Requirements — Exactly retype the lines from the top of the data through the line containing "import * as echarts from 'echarts';", leaving out every picture.

# Information supplied start

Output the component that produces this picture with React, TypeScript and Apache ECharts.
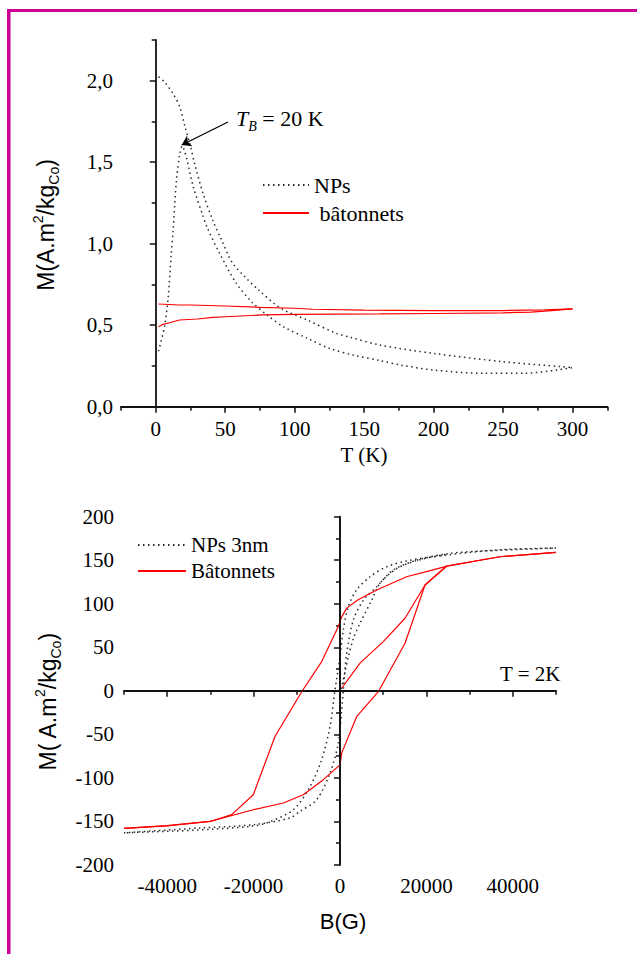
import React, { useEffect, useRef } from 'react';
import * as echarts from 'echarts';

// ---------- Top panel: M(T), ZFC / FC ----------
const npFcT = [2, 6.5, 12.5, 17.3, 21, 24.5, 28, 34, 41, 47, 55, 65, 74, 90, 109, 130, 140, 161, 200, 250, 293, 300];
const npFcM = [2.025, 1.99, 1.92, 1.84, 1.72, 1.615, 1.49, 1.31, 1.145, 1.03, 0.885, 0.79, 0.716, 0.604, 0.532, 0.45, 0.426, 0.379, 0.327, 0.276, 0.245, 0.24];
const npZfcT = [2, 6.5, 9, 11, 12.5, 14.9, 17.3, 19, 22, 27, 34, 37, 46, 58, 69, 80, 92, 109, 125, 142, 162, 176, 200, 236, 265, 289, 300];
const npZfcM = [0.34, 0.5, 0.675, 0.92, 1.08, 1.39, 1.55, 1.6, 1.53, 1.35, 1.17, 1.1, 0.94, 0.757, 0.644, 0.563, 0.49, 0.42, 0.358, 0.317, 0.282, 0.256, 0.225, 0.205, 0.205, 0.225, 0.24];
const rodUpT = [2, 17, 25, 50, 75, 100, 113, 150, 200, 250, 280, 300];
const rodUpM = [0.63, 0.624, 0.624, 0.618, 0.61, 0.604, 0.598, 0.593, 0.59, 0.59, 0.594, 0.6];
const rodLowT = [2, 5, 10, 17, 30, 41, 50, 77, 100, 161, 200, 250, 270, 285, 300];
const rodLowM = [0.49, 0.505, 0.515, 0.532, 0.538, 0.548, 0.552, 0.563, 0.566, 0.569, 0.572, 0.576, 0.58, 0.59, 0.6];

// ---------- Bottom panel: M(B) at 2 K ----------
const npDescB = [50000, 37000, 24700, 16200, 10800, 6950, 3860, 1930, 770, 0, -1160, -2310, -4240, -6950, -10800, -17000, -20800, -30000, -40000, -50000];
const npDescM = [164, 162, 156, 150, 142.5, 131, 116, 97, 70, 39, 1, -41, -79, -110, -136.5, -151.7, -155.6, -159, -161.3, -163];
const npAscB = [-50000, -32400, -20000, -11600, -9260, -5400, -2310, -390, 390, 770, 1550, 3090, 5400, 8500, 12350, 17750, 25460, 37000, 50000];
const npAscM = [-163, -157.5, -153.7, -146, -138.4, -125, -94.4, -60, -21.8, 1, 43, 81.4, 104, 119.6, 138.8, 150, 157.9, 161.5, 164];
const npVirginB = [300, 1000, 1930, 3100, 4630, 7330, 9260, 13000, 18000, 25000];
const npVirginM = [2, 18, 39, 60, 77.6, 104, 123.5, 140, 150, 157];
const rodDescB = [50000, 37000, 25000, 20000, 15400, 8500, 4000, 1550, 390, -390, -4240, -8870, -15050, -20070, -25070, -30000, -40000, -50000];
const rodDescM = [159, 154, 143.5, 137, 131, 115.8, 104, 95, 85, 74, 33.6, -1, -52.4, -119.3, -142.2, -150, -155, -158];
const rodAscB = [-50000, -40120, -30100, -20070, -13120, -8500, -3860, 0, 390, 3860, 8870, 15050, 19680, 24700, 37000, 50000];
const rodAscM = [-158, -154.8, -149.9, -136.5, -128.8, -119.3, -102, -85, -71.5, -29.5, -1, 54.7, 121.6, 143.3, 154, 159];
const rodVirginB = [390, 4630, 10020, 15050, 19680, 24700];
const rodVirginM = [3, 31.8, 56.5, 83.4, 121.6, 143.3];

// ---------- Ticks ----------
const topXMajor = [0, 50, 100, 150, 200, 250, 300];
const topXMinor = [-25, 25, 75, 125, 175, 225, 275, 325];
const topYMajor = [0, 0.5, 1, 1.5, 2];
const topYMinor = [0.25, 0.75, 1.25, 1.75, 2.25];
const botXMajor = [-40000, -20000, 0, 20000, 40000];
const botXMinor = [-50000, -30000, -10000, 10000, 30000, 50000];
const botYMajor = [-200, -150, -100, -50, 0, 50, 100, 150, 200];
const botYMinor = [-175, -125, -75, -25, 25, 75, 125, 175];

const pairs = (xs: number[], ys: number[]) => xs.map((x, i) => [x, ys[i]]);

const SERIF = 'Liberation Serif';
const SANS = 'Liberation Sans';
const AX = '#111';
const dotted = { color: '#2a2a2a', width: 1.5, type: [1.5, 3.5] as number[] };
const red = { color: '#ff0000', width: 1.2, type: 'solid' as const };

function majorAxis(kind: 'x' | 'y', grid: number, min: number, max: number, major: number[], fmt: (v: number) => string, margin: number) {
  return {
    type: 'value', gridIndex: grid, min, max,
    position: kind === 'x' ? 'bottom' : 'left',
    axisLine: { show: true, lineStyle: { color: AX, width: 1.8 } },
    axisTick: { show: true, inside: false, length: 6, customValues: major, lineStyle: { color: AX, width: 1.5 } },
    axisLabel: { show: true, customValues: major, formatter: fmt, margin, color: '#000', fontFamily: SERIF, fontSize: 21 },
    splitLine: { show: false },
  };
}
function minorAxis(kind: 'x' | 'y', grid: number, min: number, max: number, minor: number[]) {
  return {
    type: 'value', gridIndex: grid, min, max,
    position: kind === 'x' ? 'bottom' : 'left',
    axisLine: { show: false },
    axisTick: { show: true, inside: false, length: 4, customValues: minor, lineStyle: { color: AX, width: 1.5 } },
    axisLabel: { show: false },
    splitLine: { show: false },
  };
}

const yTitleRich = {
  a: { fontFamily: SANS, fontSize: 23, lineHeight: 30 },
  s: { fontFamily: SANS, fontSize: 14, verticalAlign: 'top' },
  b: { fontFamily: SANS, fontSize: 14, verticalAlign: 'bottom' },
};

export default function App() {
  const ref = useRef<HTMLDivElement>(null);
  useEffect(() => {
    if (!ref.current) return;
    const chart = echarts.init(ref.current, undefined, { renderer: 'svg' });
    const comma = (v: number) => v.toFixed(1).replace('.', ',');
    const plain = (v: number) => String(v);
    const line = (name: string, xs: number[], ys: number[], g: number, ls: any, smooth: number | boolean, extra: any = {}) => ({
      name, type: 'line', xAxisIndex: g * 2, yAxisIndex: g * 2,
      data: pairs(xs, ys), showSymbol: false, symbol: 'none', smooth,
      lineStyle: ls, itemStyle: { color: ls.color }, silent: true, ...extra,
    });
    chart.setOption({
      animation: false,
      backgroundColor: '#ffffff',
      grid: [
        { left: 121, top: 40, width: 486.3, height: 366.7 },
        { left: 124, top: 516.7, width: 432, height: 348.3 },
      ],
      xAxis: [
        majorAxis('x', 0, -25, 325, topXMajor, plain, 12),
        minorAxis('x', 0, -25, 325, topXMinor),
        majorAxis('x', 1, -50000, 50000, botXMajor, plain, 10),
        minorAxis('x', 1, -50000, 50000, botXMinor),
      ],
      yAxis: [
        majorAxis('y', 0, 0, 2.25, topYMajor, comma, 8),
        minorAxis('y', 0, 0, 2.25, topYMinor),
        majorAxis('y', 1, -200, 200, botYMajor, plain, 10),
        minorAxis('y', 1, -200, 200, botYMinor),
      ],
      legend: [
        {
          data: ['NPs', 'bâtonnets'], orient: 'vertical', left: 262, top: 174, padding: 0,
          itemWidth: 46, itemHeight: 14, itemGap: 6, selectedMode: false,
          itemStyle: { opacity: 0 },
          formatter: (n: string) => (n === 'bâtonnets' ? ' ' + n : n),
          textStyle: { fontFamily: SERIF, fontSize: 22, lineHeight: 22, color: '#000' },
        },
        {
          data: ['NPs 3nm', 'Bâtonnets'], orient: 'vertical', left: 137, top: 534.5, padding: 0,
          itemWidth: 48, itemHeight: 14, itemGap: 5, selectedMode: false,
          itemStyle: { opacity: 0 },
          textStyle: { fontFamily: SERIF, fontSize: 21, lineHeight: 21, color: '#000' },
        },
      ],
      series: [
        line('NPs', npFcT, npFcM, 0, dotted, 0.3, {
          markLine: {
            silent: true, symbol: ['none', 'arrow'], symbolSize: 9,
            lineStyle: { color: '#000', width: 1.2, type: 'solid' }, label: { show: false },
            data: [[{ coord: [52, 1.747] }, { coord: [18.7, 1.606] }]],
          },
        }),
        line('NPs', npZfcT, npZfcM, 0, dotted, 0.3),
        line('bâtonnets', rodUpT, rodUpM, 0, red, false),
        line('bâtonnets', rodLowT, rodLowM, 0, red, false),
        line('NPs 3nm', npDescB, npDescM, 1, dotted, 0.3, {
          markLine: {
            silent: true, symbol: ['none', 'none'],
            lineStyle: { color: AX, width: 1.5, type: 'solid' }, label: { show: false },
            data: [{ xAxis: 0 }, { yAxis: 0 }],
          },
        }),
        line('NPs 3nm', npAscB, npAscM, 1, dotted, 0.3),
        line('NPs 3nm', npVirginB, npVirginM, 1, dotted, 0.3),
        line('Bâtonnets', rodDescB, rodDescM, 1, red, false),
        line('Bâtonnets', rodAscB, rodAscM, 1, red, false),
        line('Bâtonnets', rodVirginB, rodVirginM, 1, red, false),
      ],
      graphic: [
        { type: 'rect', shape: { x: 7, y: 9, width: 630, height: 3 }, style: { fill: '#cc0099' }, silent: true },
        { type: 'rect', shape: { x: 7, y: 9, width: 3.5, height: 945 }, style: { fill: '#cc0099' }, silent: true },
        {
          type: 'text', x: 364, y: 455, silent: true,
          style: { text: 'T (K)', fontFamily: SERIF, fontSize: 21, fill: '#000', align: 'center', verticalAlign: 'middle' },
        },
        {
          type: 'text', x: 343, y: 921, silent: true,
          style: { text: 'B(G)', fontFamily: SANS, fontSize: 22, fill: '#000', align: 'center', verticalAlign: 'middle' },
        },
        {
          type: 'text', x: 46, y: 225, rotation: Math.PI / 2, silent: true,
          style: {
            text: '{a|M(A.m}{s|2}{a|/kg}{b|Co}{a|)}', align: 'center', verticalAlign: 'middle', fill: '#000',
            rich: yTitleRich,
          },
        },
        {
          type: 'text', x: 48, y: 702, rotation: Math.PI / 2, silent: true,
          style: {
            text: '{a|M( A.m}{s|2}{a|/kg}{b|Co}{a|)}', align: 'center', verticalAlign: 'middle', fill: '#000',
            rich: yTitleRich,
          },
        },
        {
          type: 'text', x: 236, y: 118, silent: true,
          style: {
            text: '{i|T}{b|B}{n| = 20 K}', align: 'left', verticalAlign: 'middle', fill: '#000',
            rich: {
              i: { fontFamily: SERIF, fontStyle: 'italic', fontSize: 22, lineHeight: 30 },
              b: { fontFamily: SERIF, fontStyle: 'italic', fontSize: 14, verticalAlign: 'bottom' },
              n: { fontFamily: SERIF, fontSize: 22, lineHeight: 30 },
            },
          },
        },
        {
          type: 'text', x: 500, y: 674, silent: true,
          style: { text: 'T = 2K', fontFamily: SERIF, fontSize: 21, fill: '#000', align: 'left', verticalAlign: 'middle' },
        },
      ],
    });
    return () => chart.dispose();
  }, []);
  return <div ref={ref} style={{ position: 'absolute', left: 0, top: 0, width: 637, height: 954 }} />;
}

# Information supplied end

Exercise answer —
Output the component that produces this picture with React, TypeScript and Apache ECharts.
import React, { useEffect, useRef } from 'react';
import * as echarts from 'echarts';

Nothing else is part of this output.